Extract word for word the lines of the listing from its start to the line holding "const totalTime = '5h10';", both ends kept; pictures are not part of the copy.

(Entries with chart source code)
◇ ◇ ◇ ◇ ◇ ◇ ◇

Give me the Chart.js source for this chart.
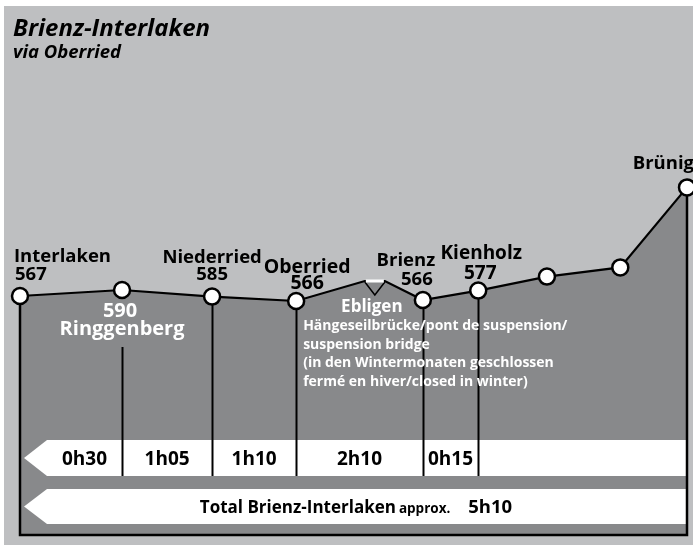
<!DOCTYPE html>
<html>
<head>
<meta charset="utf-8">
<script src="https://cdn.jsdelivr.net/npm/chart.js@4/dist/chart.umd.min.js"></script>
<style>
html,body{margin:0;padding:0;background:#fff;}
canvas{display:block;}
</style>
</head>
<body>
<canvas id="c" width="693" height="545" style="width:693px;height:545px"></canvas>
<script>
// ---- data ----
const title = 'Brienz-Interlaken';
const subtitle = 'via Oberried';
const distances = [0, 15.3, 28.8, 41.4, 51.7, 54.7, 60.4, 68.7, 79.0, 90.0, 100];
const profile   = [59.75, 61.25, 59.6, 58.5, 63.5, 63.5, 58.75, 61.1, 64.6, 66.9, 86.9];
const stationNames = ['Interlaken', 'Ringgenberg', 'Niederried', 'Oberried', '', '', 'Brienz', 'Kienholz', '', '', 'Brünig'];
const altitudes    = ['567', '590', '585', '566', '', '', '566', '577', '', '', ''];
const bridgeStart = 4;                 // bridge spans points 4..5
const bridgeName = 'Ebligen';
const bridgeNote = ['Hängeseilbrücke/pont de suspension/', 'suspension bridge', '(in den Wintermonaten geschlossen', 'fermé en hiver/closed in winter)'];
const legStations = [0, 1, 2, 3, 6, 7];
const legTimes = ['0h30', '1h05', '1h10', '2h10', '0h15'];
const totalLabel = 'Total Brienz-Interlaken';
const approxLabel = 'approx.';
const totalTime = '5h10';

// ---- styles ----
const C_PANEL = '#bebfc1', C_FILL = '#88898b';
const FONT = '"Open Sans", "Noto Sans", sans-serif';
// label placement relative to each point (px)
const labelStyle = {
  0:  {nameDx: -6, nameDy: -34, altDx: -5, altDy: -16, align: 'left', color: '#000', size: 18.5},
  1:  {nameDx: 0, nameDy: 45, altDx: -2, altDy: 27, align: 'center', color: '#fff', lineStart: 57, size: 20},
  2:  {nameDx: 0, nameDy: -34, altDx: 0, altDy: -17, align: 'center', color: '#000', size: 18.5},
  3:  {nameDx: 11, nameDy: -28, altDx: 11, altDy: -12, align: 'center', color: '#000', size: 19.5},
  6:  {nameDx: -17, nameDy: -34, altDx: -6, altDy: -15, align: 'center', color: '#000', size: 18.5},
  7:  {nameDx: 3, nameDy: -32, altDx: 2, altDy: -12, align: 'center', color: '#000', size: 19},
  10: {nameDx: 7, nameDy: -18, altDx: 0, altDy: 0, align: 'right', color: '#000', size: 18.5}
};

const bgPlugin = {
  id: 'bg',
  beforeDraw(chart) {
    const c = chart.ctx;
    c.save();
    c.fillStyle = '#fff';
    c.fillRect(0, 0, chart.width, chart.height);
    c.fillStyle = C_PANEL;
    c.fillRect(4, 6, chart.width - 4, chart.height - 6);
    c.fillStyle = '#000';
    c.textAlign = 'left';
    c.textBaseline = 'alphabetic';
    c.font = 'italic 700 24px ' + FONT;
    c.fillText(title, 13, 36);
    c.font = 'italic 700 18.5px ' + FONT;
    c.fillText(subtitle, 13, 58);
    c.restore();
  }
};

function arrowBar(c, xTip, xBody, xEnd, yTop, yBot) {
  c.beginPath();
  c.moveTo(xBody, yTop);
  c.lineTo(xEnd, yTop);
  c.lineTo(xEnd, yBot);
  c.lineTo(xBody, yBot);
  c.lineTo(xTip, (yTop + yBot) / 2);
  c.closePath();
  c.fill();
}

const overlayPlugin = {
  id: 'overlay',
  beforeDatasetsDraw(chart) {
    const c = chart.ctx, a = chart.chartArea;
    const xs = chart.scales.x, ys = chart.scales.y;
    const px = i => xs.getPixelForValue(distances[i]);
    const py = i => ys.getPixelForValue(profile[i]);
    const last = distances.length - 1;
    c.save();
    // arrow bars
    const b1t = a.bottom - 95, b1b = a.bottom - 59, b2t = a.bottom - 46, b2b = a.bottom - 11;
    const tip = a.left + 4, body = a.left + 27;
    c.fillStyle = '#fff';
    arrowBar(c, tip, body, a.right, b1t, b1b);
    arrowBar(c, tip, body, a.right, b2t, b2b);
    // vertical lines
    c.strokeStyle = '#000';
    c.lineWidth = 2;
    legStations.slice(1).forEach(i => {
      const st = labelStyle[i] && labelStyle[i].lineStart ? labelStyle[i].lineStart : 0;
      c.beginPath();
      c.moveTo(Math.round(px(i)) + 0.5, py(i) + st);
      c.lineTo(Math.round(px(i)) + 0.5, b1b);
      c.stroke();
    });
    // frame
    c.lineWidth = 2.5;
    c.beginPath();
    c.moveTo(px(0), py(0));
    c.lineTo(px(0), a.bottom);
    c.lineTo(px(last), a.bottom);
    c.lineTo(px(last), py(last));
    c.stroke();
    // bridge V symbol
    const bx0 = px(bridgeStart), bx1 = px(bridgeStart + 1), by = py(bridgeStart);
    c.lineWidth = 1.5;
    c.beginPath();
    c.moveTo(bx0, by + 1);
    c.lineTo((bx0 + bx1) / 2, by + 14);
    c.lineTo(bx1, by + 1);
    c.stroke();
    // leg times
    c.fillStyle = '#000';
    c.textAlign = 'center';
    c.textBaseline = 'alphabetic';
    c.font = '700 19px ' + FONT;
    for (let k = 0; k < legTimes.length; k++) {
      const x0 = Math.max(px(legStations[k]), body), x1 = px(legStations[k + 1]);
      c.fillText(legTimes[k], (x0 + x1) / 2, (b1t + b1b) / 2 + 7);
    }
    // total
    const ty = (b2t + b2b) / 2 + 6.5;
    const f1 = '700 17px ' + FONT, f2 = '700 13.5px ' + FONT, f3 = '700 18.5px ' + FONT;
    c.font = f1; const w1 = c.measureText(totalLabel).width;
    c.font = f2; const w2 = c.measureText(approxLabel).width;
    c.font = f3; const w3 = c.measureText(totalTime).width;
    const gap1 = 3, gap2 = 18;
    const tw = w1 + gap1 + w2 + gap2 + w3;
    let tx = (body + a.right) / 2 - 11 - tw / 2;
    c.textAlign = 'left';
    c.font = f1; c.fillText(totalLabel, tx, ty); tx += w1 + gap1;
    c.font = f2; c.fillText(approxLabel, tx, ty); tx += w2 + gap2;
    c.font = f3; c.fillText(totalTime, tx, ty);
    // station labels
    Object.keys(labelStyle).forEach(k => {
      const i = +k, s = labelStyle[i];
      c.fillStyle = s.color;
      c.textAlign = s.align;
      c.font = '700 ' + s.size + 'px ' + FONT;
      if (stationNames[i]) c.fillText(stationNames[i], px(i) + s.nameDx, py(i) + s.nameDy);
      if (altitudes[i]) c.fillText(altitudes[i], px(i) + s.altDx, py(i) + s.altDy);
    });
    // bridge labels
    c.fillStyle = '#fff';
    c.textAlign = 'center';
    c.font = '700 17px ' + FONT;
    c.fillText(bridgeName, (bx0 + bx1) / 2 - 3, by + 31);
    c.textAlign = 'left';
    c.font = '700 14px ' + FONT;
    bridgeNote.forEach((t, j) => c.fillText(t, px(3) + 7, by + 49 + j * 18.5));
    c.restore();
  },
  afterDatasetsDraw(chart) {
    // white deck of the suspension bridge
    const c = chart.ctx;
    const xs = chart.scales.x, ys = chart.scales.y;
    c.save();
    c.strokeStyle = '#fff';
    c.lineWidth = 3;
    c.beginPath();
    c.moveTo(xs.getPixelForValue(distances[bridgeStart]) + 1, ys.getPixelForValue(profile[bridgeStart]));
    c.lineTo(xs.getPixelForValue(distances[bridgeStart + 1]) - 1, ys.getPixelForValue(profile[bridgeStart + 1]));
    c.stroke();
    c.restore();
  }
};

new Chart(document.getElementById('c'), {
  type: 'line',
  data: {
    datasets: [{
      data: distances.map((d, i) => ({x: d, y: profile[i]})),
      borderColor: '#000',
      borderWidth: 2.2,
      fill: 'start',
      backgroundColor: C_FILL,
      tension: 0,
      clip: false,
      pointRadius: distances.map((d, i) => (i === bridgeStart || i === bridgeStart + 1) ? 0 : 8),
      pointBackgroundColor: '#fff',
      pointBorderColor: '#000',
      pointBorderWidth: 2.5
    }]
  },
  options: {
    responsive: false,
    animation: false,
    events: [],
    layout: {padding: {left: 20, right: 6, top: 135, bottom: 10}, autoPadding: false},
    scales: {
      x: {type: 'linear', min: 0, max: 100, display: false},
      y: {type: 'linear', min: 0, max: 100, display: false}
    },
    plugins: {
      legend: {display: false},
      tooltip: {enabled: false},
      filler: {drawTime: 'beforeDatasetsDraw'}
    }
  },
  plugins: [bgPlugin, overlayPlugin]
});
</script>
</body>
</html>
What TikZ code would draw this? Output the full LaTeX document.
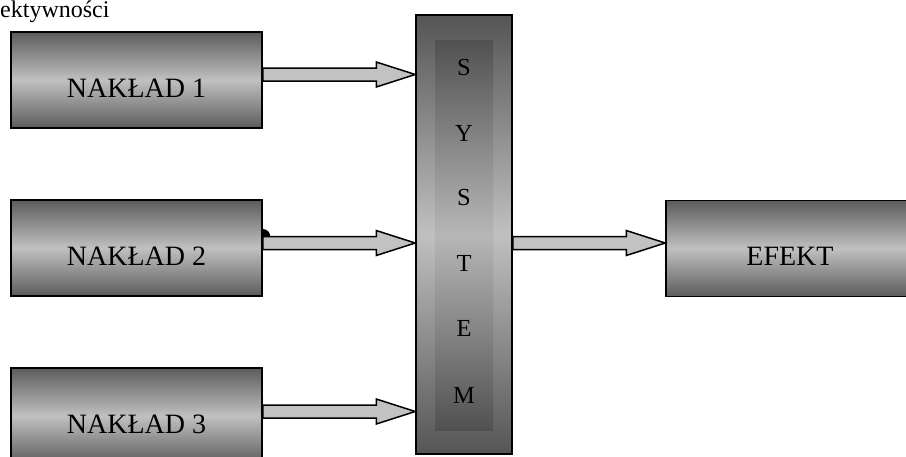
\documentclass[tikz,border=0pt]{standalone}
\usepackage{fontspec}
\setmainfont{Liberation Serif}
\usetikzlibrary{calc}
\definecolor{boxdark}{RGB}{92,92,92}
\definecolor{boxlight}{RGB}{192,192,192}
\definecolor{arrowfill}{RGB}{194,194,194}
\tikzset{
 box/.style={draw=black, line width=1.5pt, inner sep=0pt, top color=boxdark, bottom color=boxdark, middle color=boxlight, minimum width=251pt, minimum height=96pt, font=\fontsize{28}{30}\selectfont, text height=34pt, text depth=0pt},
 sysbox/.style={draw=black, line width=1.5pt, inner sep=0pt, top color=boxdark!92!black, bottom color=boxdark!92!black, middle color=boxlight, minimum width=96pt, minimum height=439pt},
 inbox/.style={inner sep=0pt, top color=boxdark!88!black, bottom color=boxdark!88!black, middle color=boxlight!95!black, minimum width=58pt, minimum height=390pt},
 fat/.style={draw=black, line width=1.5pt, fill=arrowfill, line join=miter},
 letter/.style={font=\fontsize{24.5}{26}\selectfont, inner sep=0pt},
 toptext/.style={font=\fontsize{24}{26}\selectfont, inner sep=0pt},
}
\newcommand\fatarrow[2]{%
 \draw[fat] let \p1=(#1), \p2=(#2) in
 (\x1,\y1+6.5pt) -- (\x2-39pt,\y1+6.5pt) -- (\x2-39pt,\y1+12.5pt) -- (\x2,\y1)
 -- (\x2-39pt,\y1-12.5pt) -- (\x2-39pt,\y1-6.5pt) -- (\x1,\y1-6.5pt) -- cycle;}
\begin{document}
\begin{tikzpicture}[x=1pt,y=-1pt]
\useasboundingbox (0,0) rectangle (906,456);
\clip (0,0) rectangle (906,456);
\fill[white] (0,0) rectangle (906,456);
% top text
\node[toptext, anchor=base west] (tt) at (0,17) {ektywności};
% boxes
\node[box] (n1) at (136.5,80) {NAKŁAD 1};
\node[box] (n2) at (136.5,248) {NAKŁAD 2};
\node[box] (n3) at (136.5,416) {NAKŁAD 3};
\node[box, minimum width=248pt] (ef) at (790,248.5) {EFEKT};
\node[sysbox] (sys) at (464,234.5) {};
\node[inbox] (sysin) at (464,235) {};
% letters
\node[letter] (l1) at (464,68) {S};
\node[letter] (l2) at (464,133) {Y};
\node[letter] (l3) at (464,198) {S};
\node[letter] (l4) at (464,263) {T};
\node[letter] (l5) at (464,328) {E};
\node[letter] (l6) at (464,395) {M};
% arrow coordinates
\coordinate (a1s) at ($(n1.east)+(0,-5.5)$);
\coordinate (a1e) at (sys.west |- a1s);
\coordinate (a2s) at ($(n2.east)+(0,-5)$);
\coordinate (a2e) at (sys.west |- a2s);
\coordinate (a3s) at ($(n3.east)+(0,-4.5)$);
\coordinate (a3e) at (sys.west |- a3s);
\coordinate (a4s) at (sys.east |- a2s);
\coordinate (a4e) at (ef.west |- a2s);
\fatarrow{a1s}{a1e}
\fatarrow{a2s}{a2e}
\fatarrow{a3s}{a3e}
\fatarrow{a4s}{a4e}
% small blob
\fill[black] ($(a2s)+(7.5,-6.5)$) arc[start angle=0, end angle=-90, radius=7.5] -- ($(a2s)+(0,-6.5)$) -- cycle;
\end{tikzpicture}
\end{document}
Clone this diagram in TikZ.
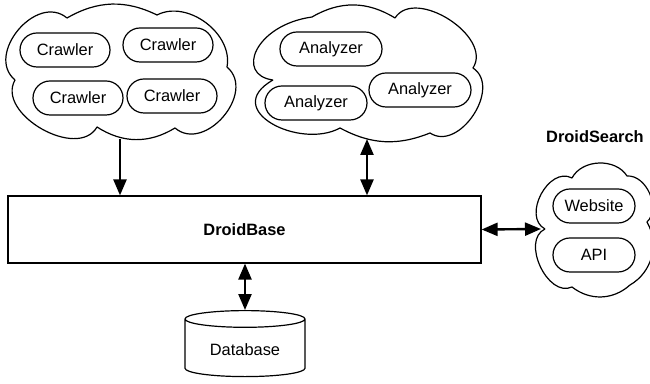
\documentclass[tikz,border=0pt]{standalone}
\usepackage{fontspec}
\setmainfont{Liberation Sans}
\usetikzlibrary{shapes.geometric,shapes.misc,arrows.meta}

\begin{document}
\begin{tikzpicture}[
    x=0.5pt, y=-0.5pt,
    every node/.style={font=\fontsize{8.2}{10}\selectfont},
    pod/.style={draw, rounded rectangle, line width=0.6pt, minimum width=45pt, minimum height=17pt, inner sep=0pt},
    puff/.style={draw, line width=0.6pt, line join=round},
    arr/.style={line width=1.2pt, -{Triangle[length=8pt,width=6.5pt]}},
    darr/.style={line width=1.2pt, {Triangle[length=8pt,width=6.5pt]}-{Triangle[length=8pt,width=6.5pt]}}
]
\useasboundingbox (0,0) rectangle (650,384);
% clouds
\draw[puff] (15,80) to[bend left=90, looseness=1.25] (67,18) to[bend left=28] (157,15)
    to[bend left=64] (227,67) to[bend left=90, looseness=1.25] (175,128)
    to[bend left=32] (97,127) to[bend left=90, looseness=1.05] (15,80);
\draw[puff] (273,80) .. controls (235,75) and (255,25) .. (312,17) to[bend left=31] (395,18)
    to[bend left=90, looseness=1.03] (473,68) to[bend left=90, looseness=1.15] (430,133)
    to[bend left=25] (340,128) .. controls (300,150) and (220,110) .. (273,80);
\draw[puff] (545,229) to[bend left=90, looseness=1.17] (572,178) to[bend left=60] (627,176)
    to[bend left=70] (647,222) to[bend left=45] (630,285) to[bend left=40] (572,287)
    to[bend left=90, looseness=1.07] (545,229);
\coordinate (crawlbot) at (120,139);
\coordinate (anabot) at (367,139);
\coordinate (searchin) at (541,229);
% crawlers
\node[pod] (c1) at (65,50) {Crawler};
\node[pod] (c2) at (168,45) {Crawler};
\node[pod] (c3) at (78,98) {Crawler};
\node[pod] (c4) at (172,96) {Crawler};
% analyzers
\node[pod, minimum width=51pt] (a1) at (331,49) {Analyzer};
\node[pod, minimum width=51pt] (a2) at (316,103) {Analyzer};
\node[pod, minimum width=51pt] (a3) at (420,90) {Analyzer};
% search
\node[font=\fontsize{8.2}{10}\selectfont\bfseries] (searchlbl) at (595,137) {DroidSearch};
\node[pod, minimum width=41pt] (web) at (594,206) {Website};
\node[pod, minimum width=41pt] (api) at (594,255) {API};
% base and database
\node[draw, line width=0.6pt, minimum width=236.5pt, minimum height=33.5pt, font=\fontsize{8.2}{10}\selectfont\bfseries] (base) at (244.5,229.5) {DroidBase};
\node[draw, cylinder, shape border rotate=90, aspect=0.2, line width=0.6pt, minimum width=60pt, minimum height=33pt] (db) at (245,350) {Database};
% links
\draw[arr] (crawlbot) -- (crawlbot |- base.north);
\draw[darr] (anabot) -- (anabot |- base.north);
\draw[darr] (base.south -| db.north) -- (db.north);
\draw[darr] (base.east) -- (searchin);
\end{tikzpicture}
\end{document}
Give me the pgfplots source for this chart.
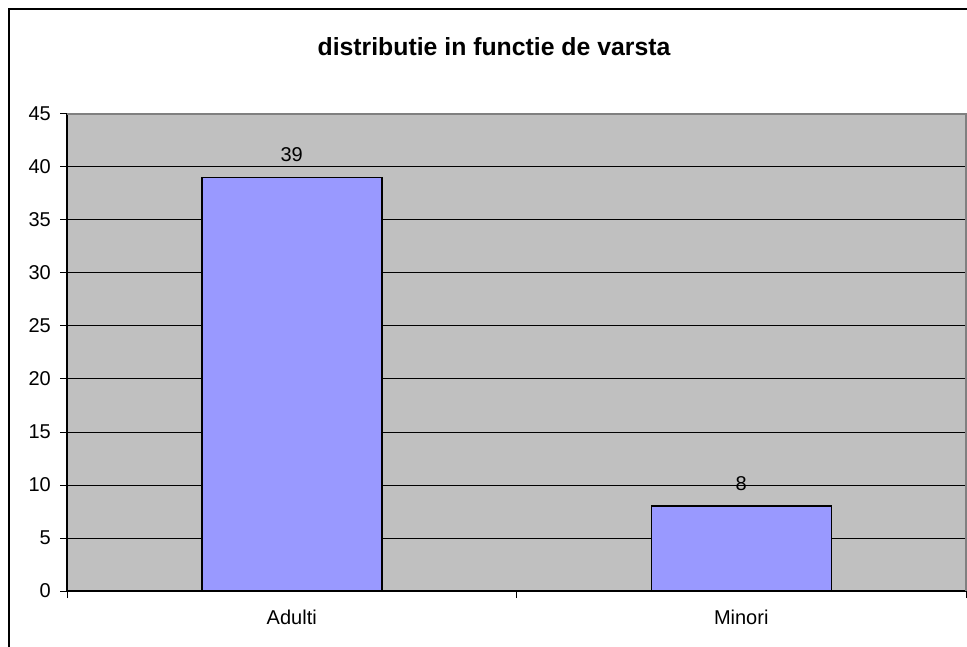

◇ ◇ ◇ ◇ ◇ ◇ ◇

■ OUTPUT OF THE EXERCISE
Give me the Chart.js source for this chart.
<!DOCTYPE html>
<html>
<head>
<meta charset="utf-8">
<script src="https://cdn.jsdelivr.net/npm/chart.js@4/dist/chart.umd.min.js"></script>
<style>
html,body{margin:0;padding:0;background:#fff;}
canvas{display:block;}
</style>
</head>
<body>
<canvas id="c" width="693" height="545" style="width:693px;height:545px"></canvas>
<script>
// ---- data ----
const title = 'Brienz-Interlaken';
const subtitle = 'via Oberried';
const distances = [0, 15.3, 28.8, 41.4, 51.7, 54.7, 60.4, 68.7, 79.0, 90.0, 100];
const profile   = [59.75, 61.25, 59.6, 58.5, 63.5, 63.5, 58.75, 61.1, 64.6, 66.9, 86.9];
const stationNames = ['Interlaken', 'Ringgenberg', 'Niederried', 'Oberried', '', '', 'Brienz', 'Kienholz', '', '', 'Brünig'];
const altitudes    = ['567', '590', '585', '566', '', '', '566', '577', '', '', ''];
const bridgeStart = 4;                 // bridge spans points 4..5
const bridgeName = 'Ebligen';
const bridgeNote = ['Hängeseilbrücke/pont de suspension/', 'suspension bridge', '(in den Wintermonaten geschlossen', 'fermé en hiver/closed in winter)'];
const legStations = [0, 1, 2, 3, 6, 7];
const legTimes = ['0h30', '1h05', '1h10', '2h10', '0h15'];
const totalLabel = 'Total Brienz-Interlaken';
const approxLabel = 'approx.';
const totalTime = '5h10';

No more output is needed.